◆ **Material provided**
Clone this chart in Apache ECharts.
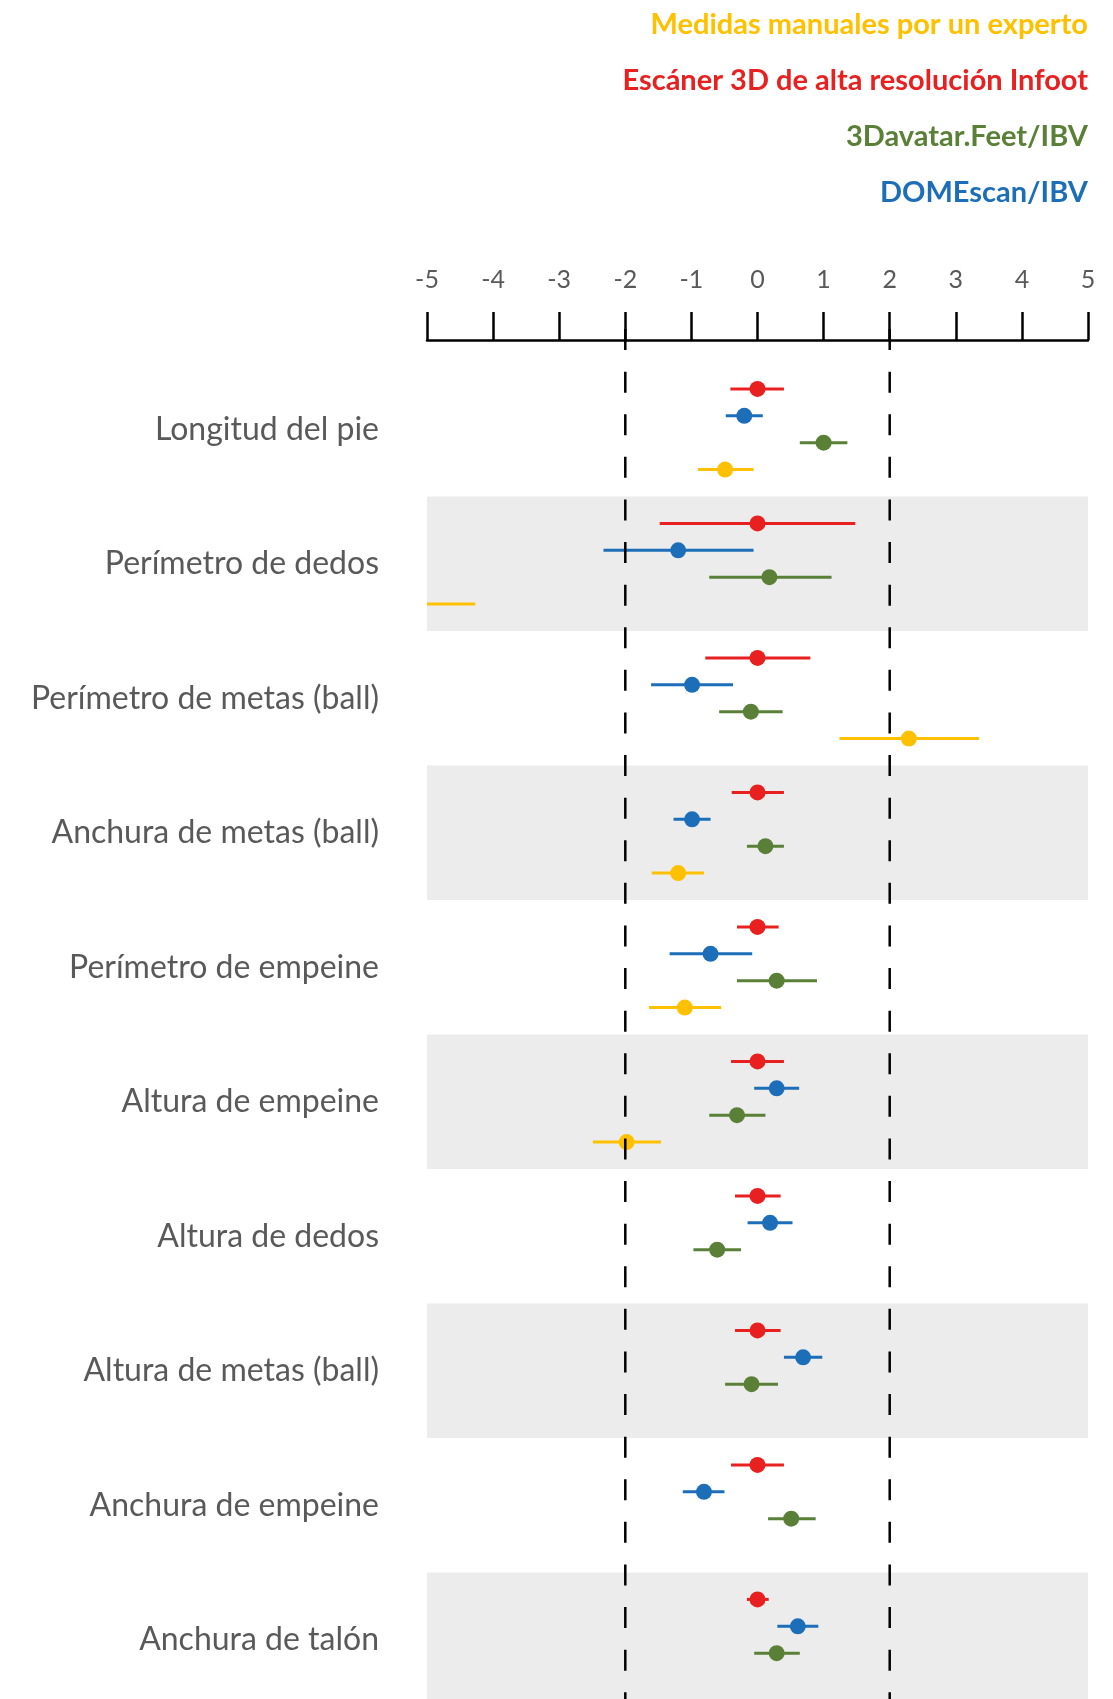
<!DOCTYPE html>
<html>
<head>
<meta charset="utf-8">
<script src="https://cdn.jsdelivr.net/npm/echarts@6/dist/echarts.min.js"></script>
<style>
html,body{margin:0;padding:0;background:#fff;}
#chart{width:1113px;height:1699px;}
</style>
</head>
<body>
<div id="chart"></div>
<script>
// ---------- data ----------
const categories = [
  'Longitud del pie',
  'Perímetro de dedos',
  'Perímetro de metas (ball)',
  'Anchura de metas (ball)',
  'Perímetro de empeine',
  'Altura de empeine',
  'Altura de dedos',
  'Altura de metas (ball)',
  'Anchura de empeine',
  'Anchura de talón'
];
const tickLabels = ['-5','-4','-3','-2','-1','0','1','2','3','4','5'];
const limitLines = [-2, 2];

const methodNames = [
  'Escáner 3D de alta resolución Infoot',
  'DOMEscan/IBV',
  '3Davatar.Feet/IBV',
  'Medidas manuales por un experto'
];
const legendOrder = [
  'Medidas manuales por un experto',
  'Escáner 3D de alta resolución Infoot',
  '3Davatar.Feet/IBV',
  'DOMEscan/IBV'
];

// Escáner 3D Infoot (red)
const infootMean = [0, 0, 0, 0, 0, 0, 0, 0, 0, 0];
const infootLow  = [-0.41, -1.48, -0.79, -0.39, -0.31, -0.40, -0.34, -0.34, -0.40, -0.16];
const infootHigh = [0.40, 1.48, 0.80, 0.40, 0.32, 0.40, 0.35, 0.35, 0.40, 0.17];

// DOMEscan/IBV (blue)
const domeMean = [-0.20, -1.20, -0.99, -0.99, -0.71, 0.29, 0.19, 0.69, -0.81, 0.61];
const domeLow  = [-0.48, -2.33, -1.61, -1.27, -1.33, -0.05, -0.15, 0.40, -1.13, 0.30];
const domeHigh = [0.08, -0.06, -0.37, -0.71, -0.08, 0.63, 0.53, 0.98, -0.50, 0.92];

// 3Davatar.Feet/IBV (green)
const avatarMean = [1.00, 0.18, -0.10, 0.12, 0.29, -0.31, -0.61, -0.09, 0.51, 0.29];
const avatarLow  = [0.64, -0.73, -0.58, -0.16, -0.31, -0.73, -0.97, -0.49, 0.16, -0.05];
const avatarHigh = [1.36, 1.12, 0.38, 0.40, 0.90, 0.12, -0.25, 0.31, 0.88, 0.64];

// Medidas manuales (yellow)
const manualMean = [-0.49, -5.60, 2.29, -1.20, -1.10, -1.98, null, null, null, null];
const manualLow  = [-0.90, -6.90, 1.24, -1.60, -1.64, -2.49, null, null, null, null];
const manualHigh = [-0.06, -4.27, 3.35, -0.81, -0.55, -1.46, null, null, null, null];

// ---------- styling ----------
const colors = {
  'Escáner 3D de alta resolución Infoot': '#E8201F',
  'DOMEscan/IBV': '#1D6EB8',
  '3Davatar.Feet/IBV': '#5A8038',
  'Medidas manuales por un experto': '#FFC000'
};
const slotOffsets = [0.2, 0.4, 0.6, 0.8];
const FONT = 'Lato, "Open Sans", sans-serif';

const methodData = [
  [infootMean, infootLow, infootHigh],
  [domeMean, domeLow, domeHigh],
  [avatarMean, avatarLow, avatarHigh],
  [manualMean, manualLow, manualHigh]
];

const chart = echarts.init(document.getElementById('chart'), null, {renderer: 'canvas'});

function errRender(params, api) {
  const lo = api.value(0), hi = api.value(1), y = api.value(2);
  const p1 = api.coord([lo, y]);
  const p2 = api.coord([hi, y]);
  const h = 3;
  const rect = echarts.graphic.clipRectByRect(
    {x: p1[0], y: p1[1] - h / 2, width: p2[0] - p1[0], height: h},
    {x: params.coordSys.x, y: params.coordSys.y, width: params.coordSys.width, height: params.coordSys.height}
  );
  if (!rect) return;
  return {type: 'rect', shape: rect, style: {fill: api.visual('color')}};
}

function refRender(params, api) {
  const x = api.value(0);
  const top = api.coord([x, -0.245]);
  const bottom = api.coord([x, 10]);
  return {
    type: 'line',
    shape: {x1: top[0], y1: top[1], x2: bottom[0], y2: bottom[1]},
    style: {stroke: '#000', lineWidth: 2.5, lineDash: [21, 21.6], fill: null}
  };
}

const series = [];
methodNames.forEach((name, k) => {
  const [mean, low, high] = methodData[k];
  const errs = [], pts = [];
  categories.forEach((c, i) => {
    if (mean[i] === null) return;
    errs.push([low[i], high[i], i + slotOffsets[k]]);
    pts.push([mean[i], i + slotOffsets[k]]);
  });
  series.push({
    type: 'custom', name: name, xAxisIndex: 0, yAxisIndex: 1,
    renderItem: errRender, data: errs, clip: true, silent: true,
    itemStyle: {color: colors[name]}, z: 3,
    encode: {x: [0, 1], y: 2}
  });
  series.push({
    type: 'scatter', name: name, xAxisIndex: 0, yAxisIndex: 1,
    data: pts, symbol: 'circle', symbolSize: 16, clip: true, silent: true,
    itemStyle: {color: colors[name], opacity: 1}, z: 4
  });
});

// dashed reference lines at ±2
series.push({
  type: 'custom', name: 'limits', xAxisIndex: 0, yAxisIndex: 1,
  renderItem: refRender, data: limitLines.map(v => [v]), clip: false,
  silent: true, z: 6, encode: {x: 0}
});

const option = {
  animation: false,
  backgroundColor: '#ffffff',
  legend: {
    orient: 'vertical', right: 15, top: 5,
    align: 'right',
    itemWidth: 0, itemHeight: 0, itemGap: 26,
    selectedMode: false,
    textStyle: {fontFamily: FONT, fontSize: 29, fontWeight: 'bold', lineHeight: 30},
    data: legendOrder.map(n => ({name: n, icon: 'rect', textStyle: {color: colors[n]}}))
  },
  grid: {left: 427, right: 25, top: 362, height: 1345, containLabel: false, outerBoundsMode: 'none'},
  xAxis: {
    type: 'value', min: -5, max: 5, interval: 1, position: 'top', offset: 22,
    axisLine: {show: true, onZero: false, lineStyle: {color: '#000', width: 2.5}},
    axisTick: {show: true, length: 28, lineStyle: {color: '#000', width: 2.5}},
    axisLabel: {
      color: '#595959', fontFamily: FONT, fontSize: 25, margin: 48,
      formatter: v => tickLabels[Math.round(v + 5)]
    },
    splitLine: {show: false}
  },
  yAxis: [
    {
      type: 'category', data: categories, inverse: true,
      axisLine: {show: false}, axisTick: {show: false},
      axisLabel: {color: '#595959', fontFamily: FONT, fontSize: 32, margin: 48},
      splitLine: {show: false},
      splitArea: {show: true, areaStyle: {color: ['rgba(255,255,255,0)', '#ececec']}}
    },
    {
      type: 'value', min: 0, max: 10, inverse: true, show: false
    }
  ],
  series: series
};
chart.setOption(option);
</script>
</body>
</html>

◆ **Task to carry out**
Output exactly the span of lines from the top of the listing through the line holding "const limitLines = [-2, 2];", and leave every picture out.

◆ **Exercise response**
Clone this chart in Apache ECharts.
<!DOCTYPE html>
<html>
<head>
<meta charset="utf-8">
<script src="https://cdn.jsdelivr.net/npm/echarts@6/dist/echarts.min.js"></script>
<style>
html,body{margin:0;padding:0;background:#fff;}
#chart{width:1113px;height:1699px;}
</style>
</head>
<body>
<div id="chart"></div>
<script>
// ---------- data ----------
const categories = [
  'Longitud del pie',
  'Perímetro de dedos',
  'Perímetro de metas (ball)',
  'Anchura de metas (ball)',
  'Perímetro de empeine',
  'Altura de empeine',
  'Altura de dedos',
  'Altura de metas (ball)',
  'Anchura de empeine',
  'Anchura de talón'
];
const tickLabels = ['-5','-4','-3','-2','-1','0','1','2','3','4','5'];
const limitLines = [-2, 2];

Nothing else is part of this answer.